В ноябре на улицах Юзефува встретишь от силы трех прохожих. Правила хорошего тона мешают им познакомиться. Они молчат, но глядят друг на друга с любопытством, словно дети или повстречавшиеся на улице псы. Люди эти кажутся последними представителями рода человеческого. В ноябре и декабре, ранним утром на вокзале, напоминающем птицу, подняв воротники и топая ногами от холода, снуют несколько человек. Уезжают они неожиданно. Поздно вечером возвращаются, бегом бегут домой, а потом, дав себя обнюхать громко лающим псам и приласкав их, запираются на семь засовов.
Летом Юзефув открыт настежь, зимой закрыт, замурован, словно у соседей чума. Во многих домах заколочены ставни. Дома пустуют. Но и жилые, и пустующие дома в равной мере напоминают крепости, связь между которыми нарушена. Единственным местом, где можно хоть как-то удовлетворить свою тягу к общению с людьми, становится лавчонка Валерия Посребжаного. В зимнем Юзефуве горечь одиночества нужно испить до дна. В этом-то Юзефуве в декабре месяце умирал Иоэль. Не знаю, понимал ли Северин, что посылает меня не к больному, а к умирающему.
III
Фамилия его была Филют[1]. Немножко неподходящая фамилия для человека, в легких которого дыры величиной с горошину. Он умирал на железной кровати с провалившейся сеткой, в комнате с зелеными стенами и застекленной дверью, с видом на молодые сосны. Кроме кровати, в комнате стояло несколько простых стульев, тумбочка, стол, небольшой шкаф, на стене висело мутное зеркало в почерневшей раме. Дверь направо вела в гостиную, или, вернее, в столовую, которая служила также чуланом. В соседней комнате жили сторож и его жена Вероника.

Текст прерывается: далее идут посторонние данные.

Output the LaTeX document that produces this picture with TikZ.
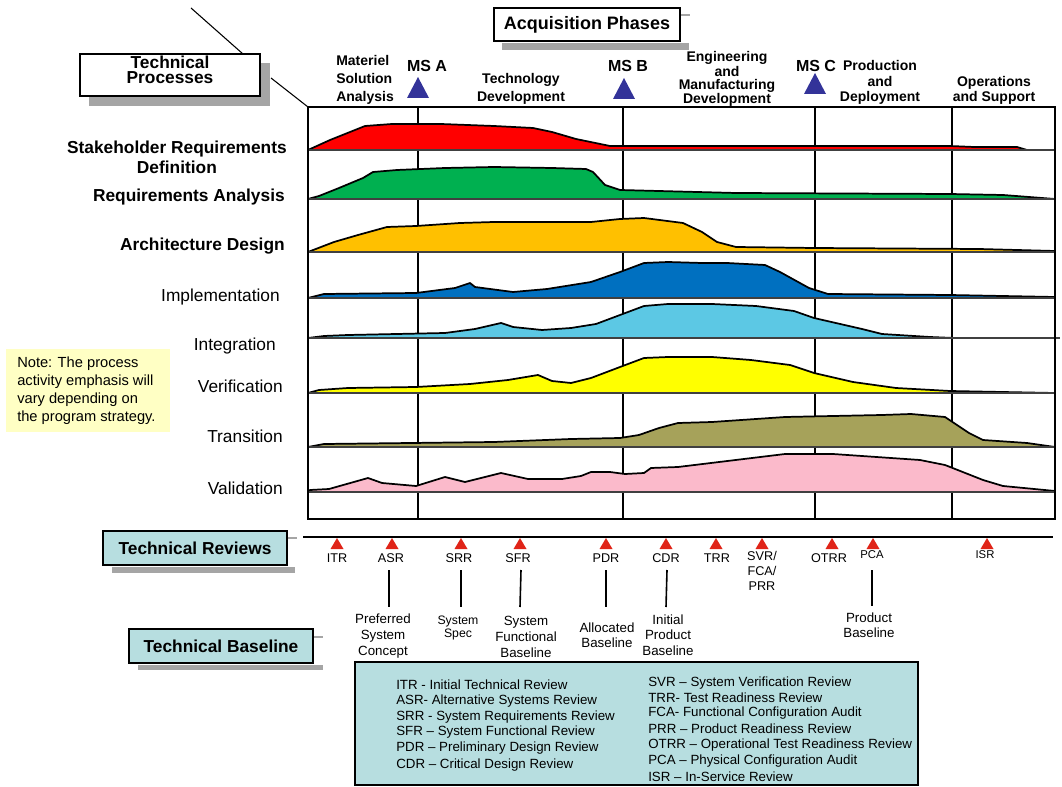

Из столовой небольшая дверь вела в сени. Оттуда по узенькой лестнице можно было подняться на антресоли, где в комнатушке с печкой поселился я. Домик у Северина был старый и тесный.
Иоэль умирал. В этом не было сомнений. Когда он несколько месяцев назад вышел из тюрьмы, Коммунистическая партия Польши уже не существовала. Ему, как и многим бывшим заключенным, пришлось жить на чужие средства. Наиболее активные из сочувствующих постоянно собирали пожертвования как для здоровых, которые не могли устроиться на работу, так и для больных, еще больше нуждавшихся в поддержке. Здоровые голодали, больные умирали в одиночестве. Иоэля отвели к «тетушке заключенных» — Тересе. Это была немолодая, очень полная женщина с внимательно-сосредоточенным взглядом, какой обычно бывает у стариков или сердечно-больных, всегда одетая в черное. По мужу она была Радзиховская, но все называли ее просто Тересой и говорили о ней, как о самом близком человеке.
Благодаря визиту к ней Иоэль вскоре предстал перед врачом, по фамилии Кампер. Осмотр длился недолго. Выпроводив больного, Кампер сказал Тересе:
— Ему нужен шезлонг, только шезлонг. Все остальное уже не поможет. А шезлонг нужно купить, чтобы больной мог греться на солнце. Это все, что ему можно дать. Все легкие в дырах. Месяц еще протянет, от силы — два…
Сентябрь был уже на исходе, когда Иоэль в первый и последний раз увидел Варшаву. Его привело в восторг многое. Людная Маршалковская, машины и автобусы, небоскреб на площади Наполеона, но больше всего, как ни странно, обрадовал его дым, валящий из труб в рабочих кварталах.